The playwright Brecht’s artistic vision was to address issues of huge significance and confront the audience with them – in short, to make the audience think. Blackeyed Theatre’s production of The Caucasian Chalk Circle, currently running at Greenwich theatre, does fulfil this aim successfully and in doing so marries the play’s historical setting with current affairs. Director, Tom Neill, begins by confronting the audience with an energetic debate as villagers aggressively invade the auditorium to argue about land ownership shouting over the audience’s heads; from then on we know we’re going to have to sit up and pay attention. In this moment the ensemble convey successfully the tensions of all land disputes from the neighbour’s fence to the problems in the Middle East. This level of topicality is sustained throughout the evening and the story resonates with the big issues of the day on many levels. Images of today’s politicians, protests and riots are projected onto the walls of the set. I found this quite effective, but at times lost track the thread of the visual argument.

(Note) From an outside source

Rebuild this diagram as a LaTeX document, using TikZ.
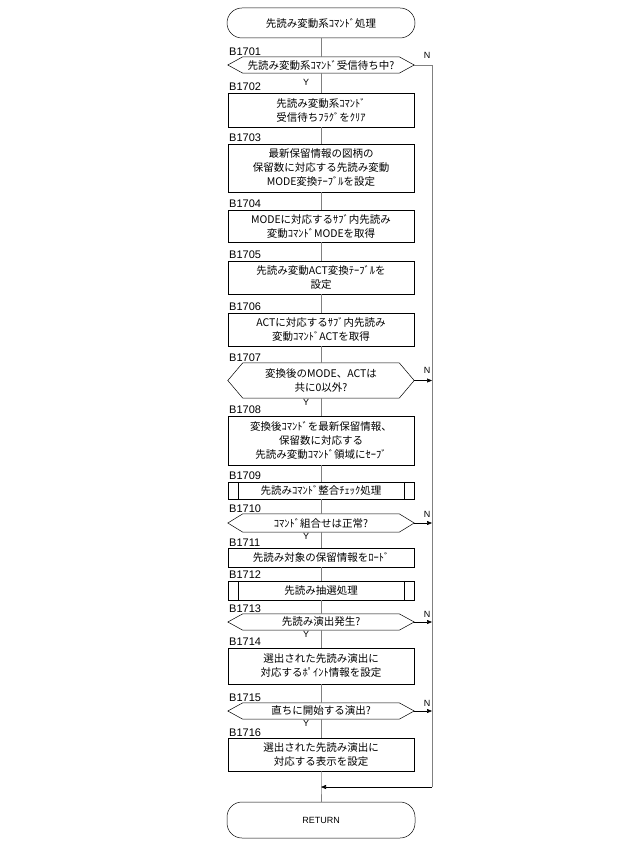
\documentclass[tikz,border=0pt]{standalone}
\usepackage{fontspec}
\setmainfont{Liberation Sans}
\newfontfamily\jp{Noto Sans CJK JP}
\usetikzlibrary{calc,arrows.meta}
\begin{document}
\begin{tikzpicture}[x=1pt,y=-1pt,
  box/.style={draw,line width=0.5pt,minimum width=186pt,inner sep=0pt,align=center,font=\jp\fontsize{10.5}{14}\selectfont},
  hex/.style={minimum width=186pt,inner sep=0pt,align=center,font=\jp\fontsize{10.5}{14}\selectfont},
  term/.style={draw,line width=0.5pt,rounded corners=15pt,minimum width=188pt,inner sep=0pt,font=\jp\fontsize{10.5}{12}\selectfont},
  lab/.style={anchor=south west,inner sep=0pt,font=\fontsize{11}{12}\selectfont},
  yn/.style={inner sep=0pt,font=\fontsize{9}{10}\selectfont},
  flow/.style={gray,line width=0.6pt},
  arr/.style={flow,-{Triangle[length=5pt,width=4pt]},black}]
\useasboundingbox (0,0) rectangle (640,866);
\newcommand\hexdraw[1]{\draw[line width=0.5pt] (#1.west) -- ($(#1.north west)+(15,0)$) -- ($(#1.north east)+(-15,0)$) -- (#1.east) -- ($(#1.south east)+(-15,0)$) -- ($(#1.south west)+(15,0)$) -- cycle;}
\newcommand\pp[1]{\draw[line width=0.5pt] ($(#1.north west)+(10,0)$) -- ($(#1.south west)+(10,0)$) ($(#1.north east)+(-10,0)$) -- ($(#1.south east)+(-10,0)$);}
\def\cx{321}
\node[term,minimum height=30pt] (t) at (\cx,23) {先読み変動系ｺﾏﾝﾄﾞ処理};
\node[hex,minimum height=16pt] (d1) at (\cx,65) {先読み変動系ｺﾏﾝﾄﾞ受信待ち中?}; \hexdraw{d1}
\node[box,minimum height=34pt] (b2) at (\cx,110) {先読み変動系ｺﾏﾝﾄﾞ\\受信待ちﾌﾗｸﾞをｸﾘｱ};
\node[box,minimum height=48pt] (b3) at (\cx,168) {最新保留情報の図柄の\\保留数に対応する先読み変動\\MODE変換ﾃｰﾌﾞﾙを設定};
\node[box,minimum height=32pt] (b4) at (\cx,226) {MODEに対応するｻﾌﾞ内先読み\\変動ｺﾏﾝﾄﾞMODEを取得};
\node[box,minimum height=33pt] (b5) at (\cx,277.5) {先読み変動ACT変換ﾃｰﾌﾞﾙを\\設定};
\node[box,minimum height=33pt] (b6) at (\cx,329.5) {ACTに対応するｻﾌﾞ内先読み\\変動ｺﾏﾝﾄﾞACTを取得};
\node[hex,minimum height=35pt] (d7) at (\cx,380.5) {変換後のMODE、ACTは\\共に0以外?}; \hexdraw{d7}
\node[box,minimum height=49pt] (b8) at (\cx,440.5) {変換後ｺﾏﾝﾄﾞを最新保留情報、\\保留数に対応する\\先読み変動ｺﾏﾝﾄﾞ領域にｾｰﾌﾞ};
\node[box,minimum height=17pt] (b9) at (\cx,490.5) {先読みｺﾏﾝﾄﾞ整合ﾁｪｯｸ処理}; \pp{b9}
\node[hex,minimum height=18pt] (d10) at (\cx,523) {ｺﾏﾝﾄﾞ組合せは正常?}; \hexdraw{d10}
\node[box,minimum height=19pt] (b11) at (\cx,557.5) {先読み対象の保留情報をﾛｰﾄﾞ};
\node[box,minimum height=19pt] (b12) at (\cx,590.5) {先読み抽選処理}; \pp{b12}
\node[hex,minimum height=16pt] (d13) at (\cx,622) {先読み演出発生?}; \hexdraw{d13}
\node[box,minimum height=36pt] (b14) at (\cx,666) {選出された先読み演出に\\対応するﾎﾟｲﾝﾄ情報を設定};
\node[hex,minimum height=16pt] (d15) at (\cx,711) {直ちに開始する演出?}; \hexdraw{d15}
\node[box,minimum height=33pt] (b16) at (\cx,754.5) {選出された先読み演出に\\対応する表示を設定};
\node[term,minimum height=36pt] (r) at (\cx,820) {\fontspec{Liberation Sans}\fontsize{9}{10}\selectfont RETURN};
\coordinate (m) at (\cx,787);
\coordinate (rc) at (432,787);
\coordinate (rt) at (432,65);
\foreach \n/\y in {B1701/56,B1702/91,B1703/142,B1704/208,B1705/259,B1706/311,B1707/362,B1708/414,B1709/480,B1710/513,B1711/547,B1712/579,B1713/613,B1714/646,B1715/702,B1716/737}
  \node[lab] at (229,\y) {\n};
\foreach \y in {82,402,536,634,723} \node[yn] at (306,\y) {Y};
\foreach \y in {55,370,514,614,703} \node[yn] at (427,\y) {N};
\draw[flow] (t) -- (d1) -- (b2) -- (b3) -- (b4) -- (b5) -- (b6) -- (d7) -- (b8) -- (b9) -- (d10) -- (b11) -- (b12) -- (d13) -- (b14) -- (d15) -- (b16) -- (m) -- (r);
\draw[flow] (d1.east) -- (rt) -- (rc);
\draw[arr] (rc) -- (m);
\foreach \d in {d7,d10,d13,d15} \draw[arr] (\d.east) -- (\d.east -| rc);
\end{tikzpicture}
\end{document}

The set is simple, yet everything is significant, and there is no starker image than the noose that hangs over the stage. During the play the noose also becomes a mountain and a river across which one of the characters makes a perilous journey. Part of the excitement of the evening was to see how the props that littered the stage were going to be used, and then reused to create a new scene or image. Every element is imaginatively used in a production that is endlessly inventive. The use of a violin as the baby at the centre of the story had a real poignancy, and the fragility of the instrument that, like a baby can scream pretty loudly, was delightful. I did wonder if, as the baby grew, the violin would transform into a viola and cello, and I was rather sad when it didn’t.
The ensemble consists of five very talented actors, but on occasion it is stretched to convey the numbers of characters that Brecht creates. This leads to an awkward ending where the child at the centre of the story is literally pulled between his birth mother and foster mother. No matter how inventive the direction there is no getting away from the fact that a good deal of the impact of the moment is lost is having one character play both roles – however true to Brechtian intent the action might be. In other respects Anna Glynn’s performance, the actress who played both parts, was the highlight of the evening. She moved between the grotesque masked character of Natella and the more sympathetic Grusha with real ease. I was moved by the contortion of her body that created, at times, genuine shock and despair.
It’s important to say that the evening was also fun – the ballad singing of Paul Taylor held the story together with an easy charm and the musical accompaniment was both witty and had punch. Many of the characters, no matter how grasping or revolting, had a comic sensibility and laughter was not in short supply.
As the story developed I felt the pace of the action dipped slightly in the middle of the second half, but I was impressed by the ability of the actors to drive the story forward and it wasn’t long before the two intertwining stories grasped my attention again.
‘The Caucasian Chalk Circle’ is a play of enormous scope and creates a huge vision of the interplay between individual and the state. Blackeyed Theatre’s production is one of the most successful productions of the play that I have seen. It remains true to those elements of theatre practice that Brecht was particularly known for, and as such it was also a real education for the audience and the many students watching.
The Caucasian Chalk Circle runs at Greenwich Theatre until Saturday 12th February.